── Information supplied ──

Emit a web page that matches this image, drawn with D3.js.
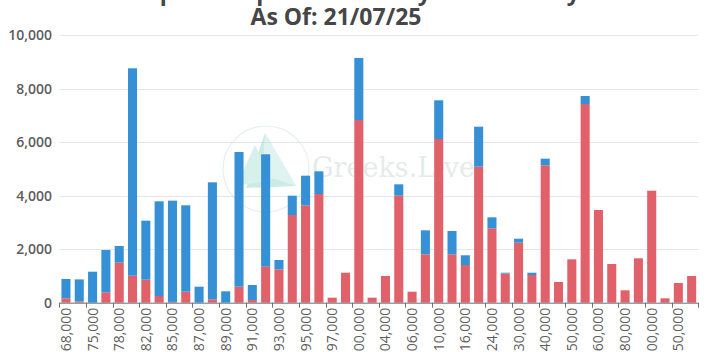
<!DOCTYPE html>
<html><head><meta charset="utf-8">
<script src="https://cdn.jsdelivr.net/npm/d3@7"></script>
<style>
html,body{margin:0;padding:0;background:#fff;}
svg{display:block;}
</style></head>
<body>
<svg id="chart" width="710" height="352"></svg>
<script>
// ---- data ----
const strikes = ["68,000","70,000","75,000","76,000","78,000","80,000","82,000","84,000","85,000","86,000",
  "87,000","88,000","89,000","90,000","91,000","92,000","93,000","94,000","95,000","96,000",
  "97,000","98,000","100,000","102,000","104,000","105,000","106,000","108,000","110,000","112,000",
  "116,000","120,000","124,000","125,000","130,000","135,000","140,000","145,000","150,000","155,000",
  "160,000","170,000","180,000","190,000","200,000","220,000","250,000","300,000"];
const redValues = [164,50,0,388,1495,1009,860,250,30,411,
  0,127,0,598,100,1345,1246,3276,3638,4060,
  187,1121,6825,187,997,3998,411,1808,6115,1808,
  1408,5081,2779,1090,2241,1035,5132,773,1620,7422,
  3463,1446,463,1658,4184,164,736,997];
const blueValues = [721,820,1158,1581,623,7747,2204,3537,3782,3227,
  598,4370,425,5031,561,4198,349,722,1107,847,
  0,0,2316,0,0,424,0,895,1446,870,
  363,1494,411,30,150,86,248,0,0,299,
  0,0,0,0,0,0,0,0];
const yTicks = [0,2000,4000,6000,8000,10000];
const titleLines = ["BTC Options Open Interest by Strike Today", "As Of: 21/07/25"];

// ---- layout ----
const W = 710, H = 352;
const m = {left: 59.3, right: 710 - 698.3, top: 35, bottom: 352 - 302.7};
const svg = d3.select("#chart");
const font = "'Open Sans', 'Noto Sans', sans-serif";

const x = d3.scaleBand().domain(strikes).range([m.left, W - m.right]).paddingInner(0.32).paddingOuter(0.16);
const y = d3.scaleLinear().domain([0, 10000]).range([H - m.bottom, m.top]);

// gridlines
svg.append("g").selectAll("line").data(yTicks.filter(d => d > 0)).join("line")
  .attr("x1", m.left).attr("x2", W - m.right)
  .attr("y1", d => Math.round(y(d)) + 0.5).attr("y2", d => Math.round(y(d)) + 0.5)
  .attr("stroke", "#e3e6ec").attr("stroke-width", 1);

// watermark
const wm = svg.append("g").attr("opacity", 0.45);
wm.append("circle").attr("cx", 266).attr("cy", 169).attr("r", 43)
  .attr("fill", "none").attr("stroke", "#c9dcdc").attr("stroke-width", 1.2);
wm.append("path").attr("d", "M265,133 L296,186 L246,188 Z").attr("fill", "#8fd3c8");
wm.append("path").attr("d", "M255,145 L272,180 L236,186 Z").attr("fill", "#a9e0d7");
wm.append("path").attr("d", "M265,133 L262,175 L296,186 Z").attr("fill", "#b9e6df");
wm.append("text").attr("x", 312).attr("y", 177).attr("font-family", "'DejaVu Serif', 'Liberation Serif', serif")
  .attr("font-size", 27).attr("fill", "#c7d3d3").text("Greeks.Live");

// stacked bars
const stackData = strikes.map((s, i) => ({strike: s, red: redValues[i], blue: blueValues[i]}));
const series = d3.stack().keys(["red", "blue"])(stackData);
const colors = {red: "#e0616a", blue: "#3590d6"};
svg.append("g").selectAll("g").data(series).join("g")
  .attr("fill", d => colors[d.key])
  .selectAll("rect").data(d => d.filter(p => p[1] - p[0] > 0)).join("rect")
  .attr("x", d => x(d.data.strike))
  .attr("width", x.bandwidth())
  .attr("y", d => y(d[1]))
  .attr("height", d => y(d[0]) - y(d[1]));

// y axis labels
svg.append("g").selectAll("text").data(yTicks).join("text")
  .attr("x", 52).attr("y", d => y(d) + 5)
  .attr("text-anchor", "end").attr("font-family", font).attr("font-size", 14)
  .attr("font-weight", 600).attr("fill", "#5d5d5d")
  .text(d => d3.format(",")(d));

// x axis line & ticks (ticks at category boundaries, every 2 categories)
const xAxisY = y(0);
svg.append("line").attr("x1", m.left).attr("x2", W - m.right)
  .attr("y1", xAxisY + 0.5).attr("y2", xAxisY + 0.5).attr("stroke", "#6e7079");
const tickIdx = d3.range(0, strikes.length + 1, 2);
svg.append("g").selectAll("line").data(tickIdx).join("line")
  .attr("x1", i => Math.round(m.left + i * (W - m.right - m.left) / strikes.length) + 0.5)
  .attr("x2", i => Math.round(m.left + i * (W - m.right - m.left) / strikes.length) + 0.5)
  .attr("y1", xAxisY).attr("y2", xAxisY + 5).attr("stroke", "#6e7079");

// x labels (rotated)
svg.append("g").selectAll("text").data(strikes.filter((d, i) => i % 2 === 0)).join("text")
  .attr("transform", d => `translate(${x(d) + x.bandwidth() / 2 + 5},${xAxisY + 5}) rotate(-90)`)
  .attr("text-anchor", "end").attr("font-family", font).attr("font-size", 14)
  .attr("fill", "#5d5d5d").text(d => d);

// title
svg.append("g").selectAll("text").data(titleLines).join("text")
  .attr("x", 336).attr("y", (d, i) => 0 + i * 25)
  .attr("text-anchor", "middle").attr("font-family", font).attr("font-size", 23)
  .attr("font-weight", 700).attr("fill", "#464646").text(d => d);
</script>
</body></html>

───

Your task is to restate word for word the lines from the top of the data to the line containing "Options Open Interest", both ends included, with every picture left out.

Written answer
Emit a web page that matches this image, drawn with D3.js.
<!DOCTYPE html>
<html><head><meta charset="utf-8">
<script src="https://cdn.jsdelivr.net/npm/d3@7"></script>
<style>
html,body{margin:0;padding:0;background:#fff;}
svg{display:block;}
</style></head>
<body>
<svg id="chart" width="710" height="352"></svg>
<script>
// ---- data ----
const strikes = ["68,000","70,000","75,000","76,000","78,000","80,000","82,000","84,000","85,000","86,000",
  "87,000","88,000","89,000","90,000","91,000","92,000","93,000","94,000","95,000","96,000",
  "97,000","98,000","100,000","102,000","104,000","105,000","106,000","108,000","110,000","112,000",
  "116,000","120,000","124,000","125,000","130,000","135,000","140,000","145,000","150,000","155,000",
  "160,000","170,000","180,000","190,000","200,000","220,000","250,000","300,000"];
const redValues = [164,50,0,388,1495,1009,860,250,30,411,
  0,127,0,598,100,1345,1246,3276,3638,4060,
  187,1121,6825,187,997,3998,411,1808,6115,1808,
  1408,5081,2779,1090,2241,1035,5132,773,1620,7422,
  3463,1446,463,1658,4184,164,736,997];
const blueValues = [721,820,1158,1581,623,7747,2204,3537,3782,3227,
  598,4370,425,5031,561,4198,349,722,1107,847,
  0,0,2316,0,0,424,0,895,1446,870,
  363,1494,411,30,150,86,248,0,0,299,
  0,0,0,0,0,0,0,0];
const yTicks = [0,2000,4000,6000,8000,10000];
const titleLines = ["BTC Options Open Interest by Strike Today", "As Of: 21/07/25"];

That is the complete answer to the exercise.